* Begin EXTRACTED INFORMATION *
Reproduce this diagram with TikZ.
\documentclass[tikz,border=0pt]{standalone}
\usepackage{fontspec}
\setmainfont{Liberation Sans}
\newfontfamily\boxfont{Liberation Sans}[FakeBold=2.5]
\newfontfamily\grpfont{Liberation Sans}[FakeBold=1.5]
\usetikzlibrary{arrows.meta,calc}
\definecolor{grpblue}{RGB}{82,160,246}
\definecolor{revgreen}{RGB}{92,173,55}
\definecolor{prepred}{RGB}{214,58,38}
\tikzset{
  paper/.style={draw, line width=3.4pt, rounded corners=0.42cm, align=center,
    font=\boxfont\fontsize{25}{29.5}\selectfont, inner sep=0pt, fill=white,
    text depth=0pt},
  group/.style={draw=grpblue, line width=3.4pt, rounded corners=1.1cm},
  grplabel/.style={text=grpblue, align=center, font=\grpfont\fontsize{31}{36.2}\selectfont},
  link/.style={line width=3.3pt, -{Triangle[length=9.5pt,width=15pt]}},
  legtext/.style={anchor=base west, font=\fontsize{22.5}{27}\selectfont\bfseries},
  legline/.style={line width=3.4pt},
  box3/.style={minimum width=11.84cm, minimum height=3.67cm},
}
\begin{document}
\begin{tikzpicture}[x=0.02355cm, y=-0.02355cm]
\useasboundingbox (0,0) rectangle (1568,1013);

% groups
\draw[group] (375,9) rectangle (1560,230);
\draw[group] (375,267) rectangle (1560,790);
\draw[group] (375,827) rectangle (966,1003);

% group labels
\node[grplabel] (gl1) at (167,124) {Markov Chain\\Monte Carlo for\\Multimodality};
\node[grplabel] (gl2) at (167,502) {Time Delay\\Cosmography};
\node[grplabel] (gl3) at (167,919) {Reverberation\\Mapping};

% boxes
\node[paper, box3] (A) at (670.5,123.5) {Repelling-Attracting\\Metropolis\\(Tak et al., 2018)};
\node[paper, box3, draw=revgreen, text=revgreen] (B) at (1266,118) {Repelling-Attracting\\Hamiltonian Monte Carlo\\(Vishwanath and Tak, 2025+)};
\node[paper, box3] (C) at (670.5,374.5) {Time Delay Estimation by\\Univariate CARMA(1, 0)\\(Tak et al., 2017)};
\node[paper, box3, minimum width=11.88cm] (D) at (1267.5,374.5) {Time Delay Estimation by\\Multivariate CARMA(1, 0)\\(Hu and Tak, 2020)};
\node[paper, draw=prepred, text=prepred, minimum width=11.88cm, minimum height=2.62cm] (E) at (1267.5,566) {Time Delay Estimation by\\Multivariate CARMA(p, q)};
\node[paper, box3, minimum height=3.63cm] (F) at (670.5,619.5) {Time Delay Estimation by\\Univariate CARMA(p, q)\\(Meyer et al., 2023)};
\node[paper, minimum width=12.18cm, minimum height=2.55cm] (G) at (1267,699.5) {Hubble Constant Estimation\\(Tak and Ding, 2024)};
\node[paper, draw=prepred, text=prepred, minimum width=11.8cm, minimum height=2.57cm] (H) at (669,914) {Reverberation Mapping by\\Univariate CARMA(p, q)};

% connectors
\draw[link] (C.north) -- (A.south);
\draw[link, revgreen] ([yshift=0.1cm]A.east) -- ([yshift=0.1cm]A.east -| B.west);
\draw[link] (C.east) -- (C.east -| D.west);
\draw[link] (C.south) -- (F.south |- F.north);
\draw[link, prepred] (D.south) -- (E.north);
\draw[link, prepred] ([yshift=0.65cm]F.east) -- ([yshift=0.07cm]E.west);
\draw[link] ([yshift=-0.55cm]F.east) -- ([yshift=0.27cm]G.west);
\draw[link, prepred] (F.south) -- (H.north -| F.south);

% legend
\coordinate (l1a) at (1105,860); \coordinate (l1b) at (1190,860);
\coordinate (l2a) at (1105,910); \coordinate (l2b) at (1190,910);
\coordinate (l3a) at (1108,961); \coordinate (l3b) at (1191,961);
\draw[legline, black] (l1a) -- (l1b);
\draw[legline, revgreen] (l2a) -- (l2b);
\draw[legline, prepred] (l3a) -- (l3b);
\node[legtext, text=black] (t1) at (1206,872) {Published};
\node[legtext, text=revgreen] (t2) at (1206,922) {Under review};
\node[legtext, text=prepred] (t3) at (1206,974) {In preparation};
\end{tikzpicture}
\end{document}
* End EXTRACTED INFORMATION *
* Begin EXTRACTED INFORMATION *
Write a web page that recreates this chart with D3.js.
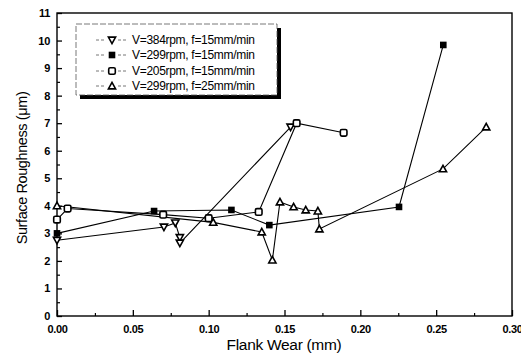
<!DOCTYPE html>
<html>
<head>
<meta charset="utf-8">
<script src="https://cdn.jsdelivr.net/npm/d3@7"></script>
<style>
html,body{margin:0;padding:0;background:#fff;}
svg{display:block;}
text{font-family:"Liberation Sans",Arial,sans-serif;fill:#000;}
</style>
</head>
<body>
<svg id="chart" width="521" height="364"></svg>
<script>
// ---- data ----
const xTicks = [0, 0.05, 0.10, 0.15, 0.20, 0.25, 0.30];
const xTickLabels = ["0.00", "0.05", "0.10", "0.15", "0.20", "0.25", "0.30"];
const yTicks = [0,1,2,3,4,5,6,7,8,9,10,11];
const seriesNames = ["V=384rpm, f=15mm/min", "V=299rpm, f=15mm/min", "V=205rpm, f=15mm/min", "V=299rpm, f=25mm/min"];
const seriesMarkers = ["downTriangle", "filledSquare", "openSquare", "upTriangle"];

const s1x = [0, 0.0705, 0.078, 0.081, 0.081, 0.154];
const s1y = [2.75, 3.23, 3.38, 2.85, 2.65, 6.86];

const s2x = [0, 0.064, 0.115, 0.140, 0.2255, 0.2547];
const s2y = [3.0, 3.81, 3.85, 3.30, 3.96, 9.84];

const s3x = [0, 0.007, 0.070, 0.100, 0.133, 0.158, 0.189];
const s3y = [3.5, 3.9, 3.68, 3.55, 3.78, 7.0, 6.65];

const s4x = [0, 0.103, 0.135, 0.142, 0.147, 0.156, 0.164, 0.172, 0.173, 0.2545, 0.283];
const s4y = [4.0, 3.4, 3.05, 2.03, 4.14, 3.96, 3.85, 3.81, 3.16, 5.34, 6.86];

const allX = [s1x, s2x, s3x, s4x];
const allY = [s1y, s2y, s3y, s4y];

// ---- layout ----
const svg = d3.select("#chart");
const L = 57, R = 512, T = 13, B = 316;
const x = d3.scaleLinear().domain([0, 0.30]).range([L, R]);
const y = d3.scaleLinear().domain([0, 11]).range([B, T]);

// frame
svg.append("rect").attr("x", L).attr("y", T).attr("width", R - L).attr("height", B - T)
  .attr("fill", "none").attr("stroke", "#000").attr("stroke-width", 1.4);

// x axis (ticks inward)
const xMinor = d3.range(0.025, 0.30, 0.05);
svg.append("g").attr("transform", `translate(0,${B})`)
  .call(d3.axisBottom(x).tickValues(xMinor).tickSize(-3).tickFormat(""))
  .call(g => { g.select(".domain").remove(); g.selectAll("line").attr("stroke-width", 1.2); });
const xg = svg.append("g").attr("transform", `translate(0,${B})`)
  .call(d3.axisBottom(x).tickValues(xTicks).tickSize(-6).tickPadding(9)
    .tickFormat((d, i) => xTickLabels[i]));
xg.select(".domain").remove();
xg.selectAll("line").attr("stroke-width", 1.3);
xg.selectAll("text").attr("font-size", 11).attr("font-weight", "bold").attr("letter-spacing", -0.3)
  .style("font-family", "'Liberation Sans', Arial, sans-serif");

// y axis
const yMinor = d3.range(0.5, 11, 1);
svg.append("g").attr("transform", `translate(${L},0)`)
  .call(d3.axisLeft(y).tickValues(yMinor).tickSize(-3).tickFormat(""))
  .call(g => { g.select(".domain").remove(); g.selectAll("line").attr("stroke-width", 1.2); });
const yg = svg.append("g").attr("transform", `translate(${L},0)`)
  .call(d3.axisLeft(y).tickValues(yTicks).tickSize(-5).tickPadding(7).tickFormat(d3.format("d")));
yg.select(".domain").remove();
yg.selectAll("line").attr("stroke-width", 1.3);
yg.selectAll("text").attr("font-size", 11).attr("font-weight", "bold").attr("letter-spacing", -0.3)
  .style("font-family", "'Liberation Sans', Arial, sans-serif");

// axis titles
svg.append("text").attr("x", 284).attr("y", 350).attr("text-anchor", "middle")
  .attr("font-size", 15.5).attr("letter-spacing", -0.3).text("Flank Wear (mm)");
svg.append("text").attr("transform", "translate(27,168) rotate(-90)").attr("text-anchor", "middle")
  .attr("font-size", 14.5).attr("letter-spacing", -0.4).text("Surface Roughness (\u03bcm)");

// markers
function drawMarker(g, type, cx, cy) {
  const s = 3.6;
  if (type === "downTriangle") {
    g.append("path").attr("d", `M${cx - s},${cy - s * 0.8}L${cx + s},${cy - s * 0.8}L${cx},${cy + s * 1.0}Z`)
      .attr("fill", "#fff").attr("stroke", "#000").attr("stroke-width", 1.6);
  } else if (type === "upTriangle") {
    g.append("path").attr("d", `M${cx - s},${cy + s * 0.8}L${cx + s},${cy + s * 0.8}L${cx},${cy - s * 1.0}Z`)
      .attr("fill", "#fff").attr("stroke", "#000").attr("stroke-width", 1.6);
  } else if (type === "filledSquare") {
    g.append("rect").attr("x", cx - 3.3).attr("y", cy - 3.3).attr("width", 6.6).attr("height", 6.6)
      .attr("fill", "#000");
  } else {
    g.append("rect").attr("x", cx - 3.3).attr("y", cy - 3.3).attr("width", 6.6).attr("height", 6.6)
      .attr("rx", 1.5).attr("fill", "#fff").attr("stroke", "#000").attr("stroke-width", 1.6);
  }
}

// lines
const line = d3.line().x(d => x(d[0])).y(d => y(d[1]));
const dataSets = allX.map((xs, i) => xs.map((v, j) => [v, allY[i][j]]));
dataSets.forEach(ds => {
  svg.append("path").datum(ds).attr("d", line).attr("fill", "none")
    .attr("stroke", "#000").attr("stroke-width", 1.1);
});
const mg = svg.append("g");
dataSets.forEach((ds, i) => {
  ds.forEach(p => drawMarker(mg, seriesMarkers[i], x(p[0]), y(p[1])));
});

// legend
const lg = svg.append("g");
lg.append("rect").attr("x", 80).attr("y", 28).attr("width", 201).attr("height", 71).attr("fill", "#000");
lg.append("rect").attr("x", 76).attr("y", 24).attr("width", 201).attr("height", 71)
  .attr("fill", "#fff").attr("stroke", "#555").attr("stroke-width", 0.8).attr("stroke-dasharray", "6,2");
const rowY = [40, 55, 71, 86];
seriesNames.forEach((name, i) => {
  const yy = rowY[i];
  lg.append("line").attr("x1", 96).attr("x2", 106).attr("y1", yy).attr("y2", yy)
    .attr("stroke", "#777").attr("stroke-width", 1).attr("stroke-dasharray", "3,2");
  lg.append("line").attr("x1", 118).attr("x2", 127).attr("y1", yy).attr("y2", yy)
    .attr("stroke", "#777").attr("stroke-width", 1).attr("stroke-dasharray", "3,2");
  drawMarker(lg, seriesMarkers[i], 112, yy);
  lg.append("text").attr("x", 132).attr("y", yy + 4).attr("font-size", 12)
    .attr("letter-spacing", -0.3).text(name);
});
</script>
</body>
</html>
* End EXTRACTED INFORMATION *
# TASK TO CARRY OUT
Above are records with pictures. Reproduce exactly only the lines from the line with "Write a web" through the line with "const s2y = [3.0, 3.81, 3.85, 3.30, 3.96, 9.84];", both ends included, and leave the pictures out.

# COMPLETED TASK
Write a web page that recreates this chart with D3.js.
<!DOCTYPE html>
<html>
<head>
<meta charset="utf-8">
<script src="https://cdn.jsdelivr.net/npm/d3@7"></script>
<style>
html,body{margin:0;padding:0;background:#fff;}
svg{display:block;}
text{font-family:"Liberation Sans",Arial,sans-serif;fill:#000;}
</style>
</head>
<body>
<svg id="chart" width="521" height="364"></svg>
<script>
// ---- data ----
const xTicks = [0, 0.05, 0.10, 0.15, 0.20, 0.25, 0.30];
const xTickLabels = ["0.00", "0.05", "0.10", "0.15", "0.20", "0.25", "0.30"];
const yTicks = [0,1,2,3,4,5,6,7,8,9,10,11];
const seriesNames = ["V=384rpm, f=15mm/min", "V=299rpm, f=15mm/min", "V=205rpm, f=15mm/min", "V=299rpm, f=25mm/min"];
const seriesMarkers = ["downTriangle", "filledSquare", "openSquare", "upTriangle"];

const s1x = [0, 0.0705, 0.078, 0.081, 0.081, 0.154];
const s1y = [2.75, 3.23, 3.38, 2.85, 2.65, 6.86];

const s2x = [0, 0.064, 0.115, 0.140, 0.2255, 0.2547];
const s2y = [3.0, 3.81, 3.85, 3.30, 3.96, 9.84];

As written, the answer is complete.